__DATA SECTION__:
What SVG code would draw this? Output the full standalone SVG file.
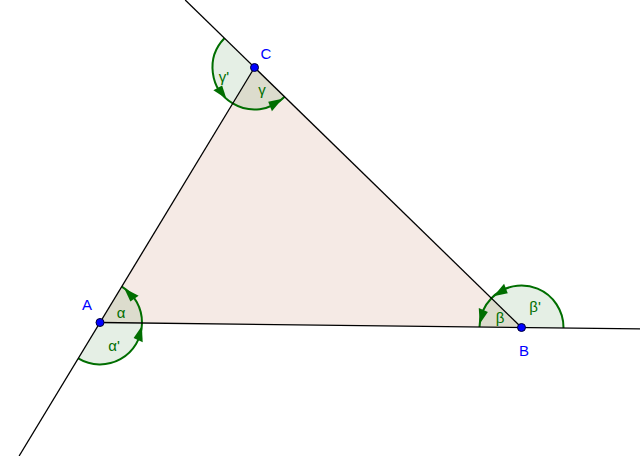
<svg xmlns="http://www.w3.org/2000/svg" width="640" height="456" viewBox="0 0 640 456">
<style>
.line{stroke:#000;stroke-width:1.3;fill:none}
.sec{fill:rgb(0,100,0);fill-opacity:0.1;stroke:none}
.arc{fill:none;stroke:rgb(0,110,0);stroke-width:2}
.arr{fill:rgb(0,110,0);stroke:none}
.al{font-family:"Liberation Sans",Arial,sans-serif;font-size:15px;fill:rgb(0,110,0);text-anchor:middle}
.pl{font-family:"Liberation Sans",Arial,sans-serif;font-size:15px;fill:#0000ff;text-anchor:middle}
.pt{fill:#0000ff;stroke:#000033;stroke-width:1}
</style>
<rect width="640" height="456" fill="#fff"/>
<g id="triangle">
<polygon points="100,322.5 521.5,327.5 254.5,67.5" fill="rgb(153,51,0)" fill-opacity="0.1" stroke="none"/>
</g>
<g id="angle-alpha">
<path class="sec" d="M100,322.5 L142,323 A42,42 0 0 0 121.76,286.58 Z"/>
<path class="arc" d="M142,323 A42,42 0 0 0 121.76,286.58"/>
<polygon class="arr" points="124.21,288.18 138.6,295.68 130.38,301.38"/>
<text class="al" x="121" y="318">α</text>
</g>
<g id="angle-alpha-prime">
<path class="sec" d="M100,322.5 L78.24,358.42 A42,42 0 0 0 142,323 Z"/>
<path class="arc" d="M78.24,358.42 A42,42 0 0 0 142,323"/>
<polygon class="arr" points="141.86,325.93 142.71,342.13 133.63,337.95"/>
<text class="al" x="114" y="351">α'</text>
</g>
<g id="angle-beta">
<path class="sec" d="M521.5,327.5 L491.41,298.2 A42,42 0 0 0 479.5,327 Z"/>
<path class="arc" d="M491.41,298.2 A42,42 0 0 0 479.5,327"/>
<polygon class="arr" points="479.64,324.07 478.79,307.88 487.87,312.06"/>
<text class="al" x="500" y="323">β</text>
</g>
<g id="angle-beta-prime">
<path class="sec" d="M521.5,327.5 L563.5,328 A42,42 0 0 0 491.41,298.2 Z"/>
<path class="arc" d="M563.5,328 A42,42 0 0 0 491.41,298.2"/>
<polygon class="arr" points="493.51,296.19 504.08,283.85 507.78,293.13"/>
<text class="al" x="535" y="312">β'</text>
</g>
<g id="angle-gamma">
<path class="sec" d="M254.5,67.5 L232.74,103.42 A42,42 0 0 0 284.59,96.8 Z"/>
<path class="arc" d="M232.74,103.42 A42,42 0 0 0 284.59,96.8"/>
<polygon class="arr" points="282.46,98.84 271.92,111.15 268.22,101.87"/>
<text class="al" x="262" y="95">γ</text>
</g>
<g id="angle-gamma-prime">
<path class="sec" d="M254.5,67.5 L224.41,38.2 A42,42 0 0 0 232.74,103.42 Z"/>
<path class="arc" d="M224.41,38.2 A42,42 0 0 0 232.74,103.42"/>
<polygon class="arr" points="226.4,98.71 213.4,90.28 222.14,85.44"/>
<text class="al" x="224" y="82">γ'</text>
</g>
<g id="connectors">
<line class="line" x1="100" y1="322.5" x2="640" y2="328.9"/>
<line class="line" x1="521.5" y1="327.5" x2="185.2" y2="0"/>
<line class="line" x1="254.5" y1="67.5" x2="19.1" y2="456"/>
</g>
<g id="point-A">
<circle class="pt" cx="100" cy="322.5" r="4"/>
<text class="pl" x="87" y="310">A</text>
</g>
<g id="point-B">
<circle class="pt" cx="521.5" cy="327.5" r="4"/>
<text class="pl" x="524" y="356">B</text>
</g>
<g id="point-C">
<circle class="pt" cx="254.5" cy="67.5" r="4"/>
<text class="pl" x="266" y="59">C</text>
</g>
</svg>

__PROBLEM TO WORK ON__:
Exclude every picture and copy the remaining data exactly.

__CORRECT RESPONSE__:
What SVG code would draw this? Output the full standalone SVG file.
<svg xmlns="http://www.w3.org/2000/svg" width="640" height="456" viewBox="0 0 640 456">
<style>
.line{stroke:#000;stroke-width:1.3;fill:none}
.sec{fill:rgb(0,100,0);fill-opacity:0.1;stroke:none}
.arc{fill:none;stroke:rgb(0,110,0);stroke-width:2}
.arr{fill:rgb(0,110,0);stroke:none}
.al{font-family:"Liberation Sans",Arial,sans-serif;font-size:15px;fill:rgb(0,110,0);text-anchor:middle}
.pl{font-family:"Liberation Sans",Arial,sans-serif;font-size:15px;fill:#0000ff;text-anchor:middle}
.pt{fill:#0000ff;stroke:#000033;stroke-width:1}
</style>
<rect width="640" height="456" fill="#fff"/>
<g id="triangle">
<polygon points="100,322.5 521.5,327.5 254.5,67.5" fill="rgb(153,51,0)" fill-opacity="0.1" stroke="none"/>
</g>
<g id="angle-alpha">
<path class="sec" d="M100,322.5 L142,323 A42,42 0 0 0 121.76,286.58 Z"/>
<path class="arc" d="M142,323 A42,42 0 0 0 121.76,286.58"/>
<polygon class="arr" points="124.21,288.18 138.6,295.68 130.38,301.38"/>
<text class="al" x="121" y="318">α</text>
</g>
<g id="angle-alpha-prime">
<path class="sec" d="M100,322.5 L78.24,358.42 A42,42 0 0 0 142,323 Z"/>
<path class="arc" d="M78.24,358.42 A42,42 0 0 0 142,323"/>
<polygon class="arr" points="141.86,325.93 142.71,342.13 133.63,337.95"/>
<text class="al" x="114" y="351">α'</text>
</g>
<g id="angle-beta">
<path class="sec" d="M521.5,327.5 L491.41,298.2 A42,42 0 0 0 479.5,327 Z"/>
<path class="arc" d="M491.41,298.2 A42,42 0 0 0 479.5,327"/>
<polygon class="arr" points="479.64,324.07 478.79,307.88 487.87,312.06"/>
<text class="al" x="500" y="323">β</text>
</g>
<g id="angle-beta-prime">
<path class="sec" d="M521.5,327.5 L563.5,328 A42,42 0 0 0 491.41,298.2 Z"/>
<path class="arc" d="M563.5,328 A42,42 0 0 0 491.41,298.2"/>
<polygon class="arr" points="493.51,296.19 504.08,283.85 507.78,293.13"/>
<text class="al" x="535" y="312">β'</text>
</g>
<g id="angle-gamma">
<path class="sec" d="M254.5,67.5 L232.74,103.42 A42,42 0 0 0 284.59,96.8 Z"/>
<path class="arc" d="M232.74,103.42 A42,42 0 0 0 284.59,96.8"/>
<polygon class="arr" points="282.46,98.84 271.92,111.15 268.22,101.87"/>
<text class="al" x="262" y="95">γ</text>
</g>
<g id="angle-gamma-prime">
<path class="sec" d="M254.5,67.5 L224.41,38.2 A42,42 0 0 0 232.74,103.42 Z"/>
<path class="arc" d="M224.41,38.2 A42,42 0 0 0 232.74,103.42"/>
<polygon class="arr" points="226.4,98.71 213.4,90.28 222.14,85.44"/>
<text class="al" x="224" y="82">γ'</text>
</g>
<g id="connectors">
<line class="line" x1="100" y1="322.5" x2="640" y2="328.9"/>
<line class="line" x1="521.5" y1="327.5" x2="185.2" y2="0"/>
<line class="line" x1="254.5" y1="67.5" x2="19.1" y2="456"/>
</g>
<g id="point-A">
<circle class="pt" cx="100" cy="322.5" r="4"/>
<text class="pl" x="87" y="310">A</text>
</g>
<g id="point-B">
<circle class="pt" cx="521.5" cy="327.5" r="4"/>
<text class="pl" x="524" y="356">B</text>
</g>
<g id="point-C">
<circle class="pt" cx="254.5" cy="67.5" r="4"/>
<text class="pl" x="266" y="59">C</text>
</g>
</svg>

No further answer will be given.